Now, OSHA really would love the ending, because the hero, Nick, tells a construction worker to fix the scaffolding which is not screwed tightly, the worker mentions he'll get someone on it, but never does, and just as the main character realizes that the series of events leading them to the cafe have been put in motion from the start...resulting in the scaffolding falling, a semi swerving to avoid it and crashing into the cafe's building, killing the last three survivors.
Predictable? You bet, the whole movie is like that, truthfully, it's a gruesome and gory movie, pretty fun in the end, and if you like that kinda stuff, give it a rental at least when it comes out to DVD and Blu-Ray, because it was fun, but you better not expect much from it.
Now I had mentioned, above, an ending I'd rather have seen, which would have been pretty amazing in itself, and given the audience a sense of "WTF WAS THAAAT?!". The ending, in my way, goes like this:
The trio of survivors are sitting down at the cafe, Nick realizes that the entire survival was predestined from the start, as the movie ending goes, but a man in street clothing enters the cafe, holding a map of Paris, the character is Alex Browning, of the first Final Destination movie, who survives the end of the first film and is killed between the first and second movie. This character, which would have been a cameo by the same actor of the first movie, would be looking at a map showing Highway 180 (that number is truly loved in this series), he looks up to the trio, as the character turns to see a Semi-Truck coming for them as the original ending dictates, but Alex holds out his hand, a scythe appearing in his hand, slicing the heads off the three (now dead) trio of the movie. In a puff of black smoke surrounding Alex, a robe surrounds him, and a black hood covers his eyes, leaving a sinister smirk on his face, in another puff of smoke, Alex disappears and the trio's heads fall off. A flash, the three characters suddenly drop over dead onto the table, the semi-truck stopping inches from the glass, and the movie ends.

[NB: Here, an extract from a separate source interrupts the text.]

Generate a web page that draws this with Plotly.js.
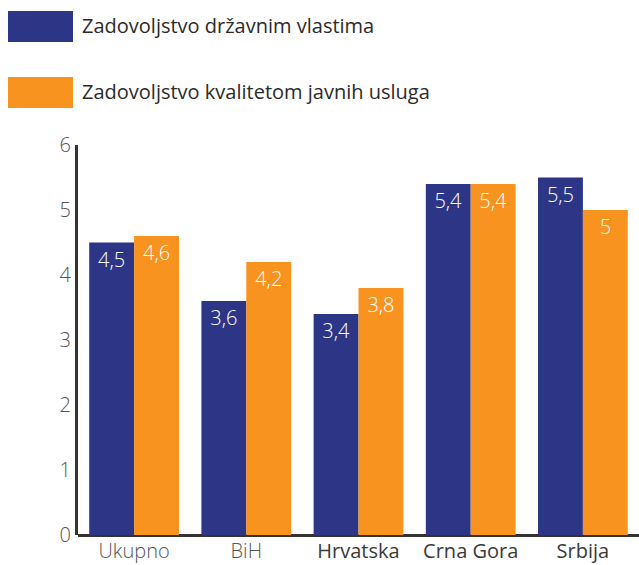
<!DOCTYPE html>
<html>
<head>
<meta charset="utf-8">
<script src="https://cdn.plot.ly/plotly-3.0.1.min.js"></script>
<style>html,body{margin:0;padding:0;background:#fff;}#chart{width:639px;height:565px;}</style>
</head>
<body>
<div id="chart"></div>
<script>
const categories = ["Ukupno", "BiH", "Hrvatska", "Crna Gora", "Srbija"];
const categoryColors = ["#555555", "#555555", "#3a3a3a", "#3a3a3a", "#3a3a3a"];
const categoryWeights = [300, 300, 400, 400, 400];
const seriesNames = ["Zadovoljstvo državnim vlastima", "Zadovoljstvo kvalitetom javnih usluga"];
const drzavneVlasti = [4.5, 3.6, 3.4, 5.4, 5.5];
const javneUsluge = [4.6, 4.2, 3.8, 5.4, 5.0];
const seriesColors = ["#2d3586", "#f7931e"];
const yTicks = [0, 1, 2, 3, 4, 5, 6];

const fmt = v => String(v).replace('.', ',');
const FONT = "Open Sans, Noto Sans, sans-serif";

function barTrace(name, vals, color) {
  return {
    type: 'bar', name: name, x: categories, y: vals,
    marker: {color: color},
    text: vals.map(fmt), textposition: 'inside', insidetextanchor: 'end',
    textfont: {color: '#ffffff', size: 20, family: FONT, weight: 300},
    textangle: 0, cliponaxis: false, hoverinfo: 'skip'
  };
}

const traces = [
  barTrace(seriesNames[0], drzavneVlasti, seriesColors[0]),
  barTrace(seriesNames[1], javneUsluge, seriesColors[1])
];

// pixel-based layout helpers
const L = 78, T = 145, B = 30, R = 0, W = 639, H = 565;
const pw = W - L - R, ph = H - T - B;
const px = x => (x - L) / pw;
const py = y => (H - B - y) / ph;

const legendRows = [
  {y0: 11, y1: 42, color: seriesColors[0], text: seriesNames[0]},
  {y0: 77, y1: 108, color: seriesColors[1], text: seriesNames[1]}
];
const shapes = legendRows.map(r => ({
  type: 'rect', xref: 'paper', yref: 'paper',
  x0: px(8), x1: px(73), y0: py(r.y1), y1: py(r.y0),
  fillcolor: r.color, line: {width: 0}
}));
const annotations = legendRows.map(r => ({
  xref: 'paper', yref: 'paper', x: px(80), y: py((r.y0 + r.y1) / 2 - 1),
  xanchor: 'left', yanchor: 'middle', showarrow: false,
  text: r.text, font: {size: 20, color: '#2b2b2b', family: FONT, weight: 400}
}));

const layout = {
  width: W, height: H,
  margin: {l: L, r: R, t: T, b: B, pad: 0},
  paper_bgcolor: '#ffffff', plot_bgcolor: '#ffffff',
  font: {family: FONT},
  showlegend: false,
  barmode: 'group', bargap: 0.2, bargroupgap: 0,
  separators: ',.',
  xaxis: {
    tickmode: 'array', tickvals: categories,
    ticktext: categories.map((c, i) => '<span style="color:' + categoryColors[i] + ';font-weight:' + categoryWeights[i] + '">' + c + '</span>'),
    tickfont: {size: 20, color: '#333333', family: FONT, weight: 300},
    showline: false, showgrid: false, ticks: '', fixedrange: true,
    ticklabelstandoff: 2
  },
  yaxis: {
    range: [0, 6], tickvals: yTicks, ticks: '', showgrid: false,
    showline: true, linecolor: '#333333', linewidth: 3,
    zeroline: true, zerolinecolor: '#333333', zerolinewidth: 3,
    tickfont: {size: 20, color: '#555555', family: FONT, weight: 300},
    ticklabelstandoff: 0
  },
  shapes: shapes, annotations: annotations
};

Plotly.newPlot('chart', traces, layout, {displayModeBar: false, staticPlot: true});
</script>
</body>
</html>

The movie is already supernatural, go all the way and here you go, that's my ending. Alex, of the first film, is shown to be Death itself. The why and how could be left to the viewer, as a matter-of-fact, the whole scene with Alex could be up to the viewer to decide if it was real or not. That ending, in my opinion, would be much better than the predictable ending of the trio dying at the hands of the semi crashing through the window. What causes their death when "Alex" arrives to take them? No explanation is given, and that's where the fun of speculation is given.
All in all, The Final Destination IS predictable, but fun, for a gore fan like my girlfriend, even she was squirming in her seat, though I enjoyed it, the predictability killed the entire enjoyment, which was sad, because if you used my ending, I would've flipped and been like "WHAT THE HELL WAS THAT?!!" and then written a better review for it. Oh well, it was fun while it lasted, not a bad 2 or so hours.